URI-references are either URIs or relative-refs. E.g. you can use relative-refs in the context of a browser where default schemes and authorities are available (i.e. the URI the page was loaded from).

https://tools.ietf.org/html/rfc3986#section-4

E.g. //foo.example.com/bar, it is a network relative reference, the browser will default to the protocol used to load the page. Used for site that support both HTTP and HTTPS (hopefully trending to none at this point :-).

E.g. `/bar' is an absolute path relative-ref, the browser will default to the protocol and authority used to load the page.

However www.example.com and localhost and localhost:3000 are not URI nor a relative-ref, they lacks the prefix/suffix required to identify whether it is a scheme (:), authority (//), path (/), or fragment (#). You can't assume it is an authority. That would be a heuristic behavior you need to build in.

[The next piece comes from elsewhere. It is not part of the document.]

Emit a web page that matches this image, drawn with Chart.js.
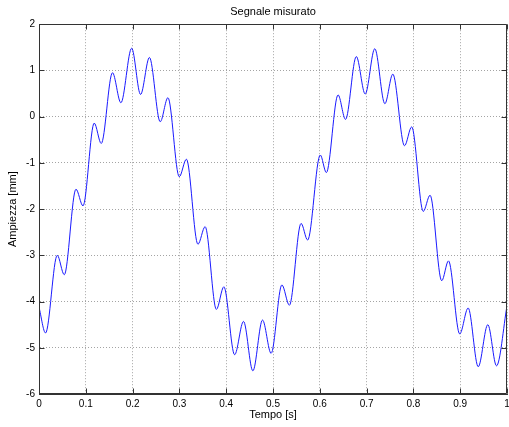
<!DOCTYPE html>
<html>
<head>
<meta charset="utf-8">
<title>Segnale misurato</title>
<script src="https://cdn.jsdelivr.net/npm/chart.js@4.4.1/dist/chart.umd.min.js"></script>
<style>
  html, body { margin: 0; padding: 0; background: #fff; }
  canvas { display: block; }
</style>
</head>
<body>
<canvas id="chart" width="509" height="427"></canvas>
<script>
// Punti (massimi e minimi locali del segnale)
const tempo = [
  0.000, 0.014, 0.039, 0.054, 0.079, 0.094, 0.118, 0.133, 0.157, 0.175,
  0.198, 0.217, 0.236, 0.259, 0.2755, 0.2997, 0.315, 0.3396, 0.355, 0.379,
  0.395, 0.418, 0.437, 0.457, 0.4776, 0.496, 0.519, 0.535, 0.560, 0.574,
  0.601, 0.614, 0.639, 0.655, 0.678, 0.697, 0.7175, 0.739, 0.756, 0.781,
  0.7964, 0.821, 0.8356, 0.8605, 0.875, 0.899, 0.917, 0.9385, 0.959, 0.9776,
  1.000
];
const ampiezza = [
  -4.12, -4.68, -3.00, -3.42, -1.57, -1.93, -0.14, -0.58, 0.95, 0.30,
  1.48, 0.48, 1.28, -0.11, 0.41, -1.30, -0.92, -2.76, -2.38, -4.17,
  -3.68, -5.15, -4.43, -5.50, -4.40, -5.12, -3.64, -4.08, -2.31, -2.67,
  -0.83, -1.21, 0.47, -0.06, 1.30, 0.49, 1.47, 0.28, 0.92, -0.63,
  -0.22, -2.05, -1.70, -3.55, -3.12, -4.70, -4.14, -5.41, -4.50, -5.39,
  -4.09
];

const xTicks = [0, 0.1, 0.2, 0.3, 0.4, 0.5, 0.6, 0.7, 0.8, 0.9, 1];
const xTickLabels = ['0', '0.1', '0.2', '0.3', '0.4', '0.5', '0.6', '0.7', '0.8', '0.9', '1'];
const yTicks = [-6, -5, -4, -3, -2, -1, 0, 1, 2];
const yTickLabels = ['-6', '-5', '-4', '-3', '-2', '-1', '0', '1', '2'];

const FONT = "'Liberation Sans', Arial, Helvetica, sans-serif";
const AXIS_COLOR = '#333';

// cornice e tacche interne stile MATLAB
const boxPlugin = {
  id: 'box',
  afterDraw(chart) {
    const { ctx, chartArea: a, scales } = chart;
    const l = Math.round(a.left) + 0.5, r = Math.round(a.right) - 0.5;
    const t = Math.round(a.top) + 0.5, b = Math.round(a.bottom) - 0.5;
    ctx.save();
    ctx.strokeStyle = AXIS_COLOR;
    ctx.lineWidth = 1;
    ctx.setLineDash([]);
    ctx.beginPath();
    ctx.rect(l, t, r - l, b - t);
    scales.x.ticks.forEach(tk => {
      const px = Math.round(scales.x.getPixelForValue(tk.value)) + 0.5;
      ctx.moveTo(px, b); ctx.lineTo(px, b - 5);
      ctx.moveTo(px, t); ctx.lineTo(px, t + 5);
    });
    scales.y.ticks.forEach(tk => {
      const py = Math.round(scales.y.getPixelForValue(tk.value)) + 0.5;
      ctx.moveTo(l, py); ctx.lineTo(l + 5, py);
      ctx.moveTo(r, py); ctx.lineTo(r - 5, py);
    });
    ctx.stroke();
    ctx.restore();
  }
};

const ctx = document.getElementById('chart').getContext('2d');
new Chart(ctx, {
  type: 'line',
  data: {
    datasets: [{
      data: tempo.map((t, i) => ({ x: t, y: ampiezza[i] })),
      borderColor: '#1a1aff',
      borderWidth: 1,
      pointRadius: 0,
      fill: false,
      cubicInterpolationMode: 'monotone'
    }]
  },
  options: {
    responsive: false,
    animation: false,
    devicePixelRatio: 1,
    layout: { padding: { left: 0, right: 2, top: 0, bottom: 0 } },
    plugins: {
      legend: { display: false },
      tooltip: { enabled: false },
      title: {
        display: true,
        text: 'Segnale misurato',
        fullSize: false,
        color: '#000',
        font: { family: FONT, size: 11, weight: 'normal', lineHeight: 1.2 },
        padding: { top: 5, bottom: 6 }
      }
    },
    scales: {
      x: {
        type: 'linear',
        min: 0,
        max: 1,
        afterBuildTicks: s => { s.ticks = xTicks.map(v => ({ value: v })); },
        afterFit: s => { s.height = 33; s.paddingLeft = 0; s.paddingRight = 0; },
        ticks: {
          callback: (v, i) => xTickLabels[i],
          color: '#000',
          font: { family: FONT, size: 10 },
          padding: 4,
          maxRotation: 0
        },
        grid: { color: 'rgba(90,90,90,0.55)', drawTicks: false, lineWidth: 1 },
        border: { display: true, color: AXIS_COLOR, width: 1, dash: [1, 2] },
        title: {
          display: true,
          text: 'Tempo [s]',
          color: '#000',
          font: { family: FONT, size: 11, lineHeight: 1.2 },
          padding: { top: 0, bottom: 5 }
        }
      },
      y: {
        type: 'linear',
        min: -6,
        max: 2,
        afterBuildTicks: s => { s.ticks = yTicks.map(v => ({ value: v })); },
        afterFit: s => { s.width = 39; },
        ticks: {
          callback: (v, i) => yTickLabels[i],
          color: '#000',
          font: { family: FONT, size: 10 },
          padding: 4
        },
        grid: { color: 'rgba(90,90,90,0.55)', drawTicks: false, lineWidth: 1 },
        border: { display: true, color: AXIS_COLOR, width: 1, dash: [1, 2] },
        title: {
          display: true,
          text: 'Ampiezza [mm]',
          color: '#000',
          font: { family: FONT, size: 11, lineHeight: 1.2 },
          padding: { top: 6, bottom: 0 }
        }
      }
    }
  },
  plugins: [boxPlugin]
});
</script>
</body>
</html>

The RFC does allow for this sort of heuristic resolution in the context of human interfaces (like a dialogue box) with 'URI suffix references` which are basically ambiguous relative-refs from which you can infer real relative-refs, and from there real URIs. This is to cover the real-world syntax used by humans.

https://tools.ietf.org/html/rfc3986#section-4.5

URI suffix references would include www.example.com, www.example.com/bar,localhostandlocalhost:3000`.

So I think the discussion is some people who what isUriSuffixReference() semantics (aka isHumanUri()) and those who think it should be be implementing isUri() semantics (aka isUri()). But they are two different things.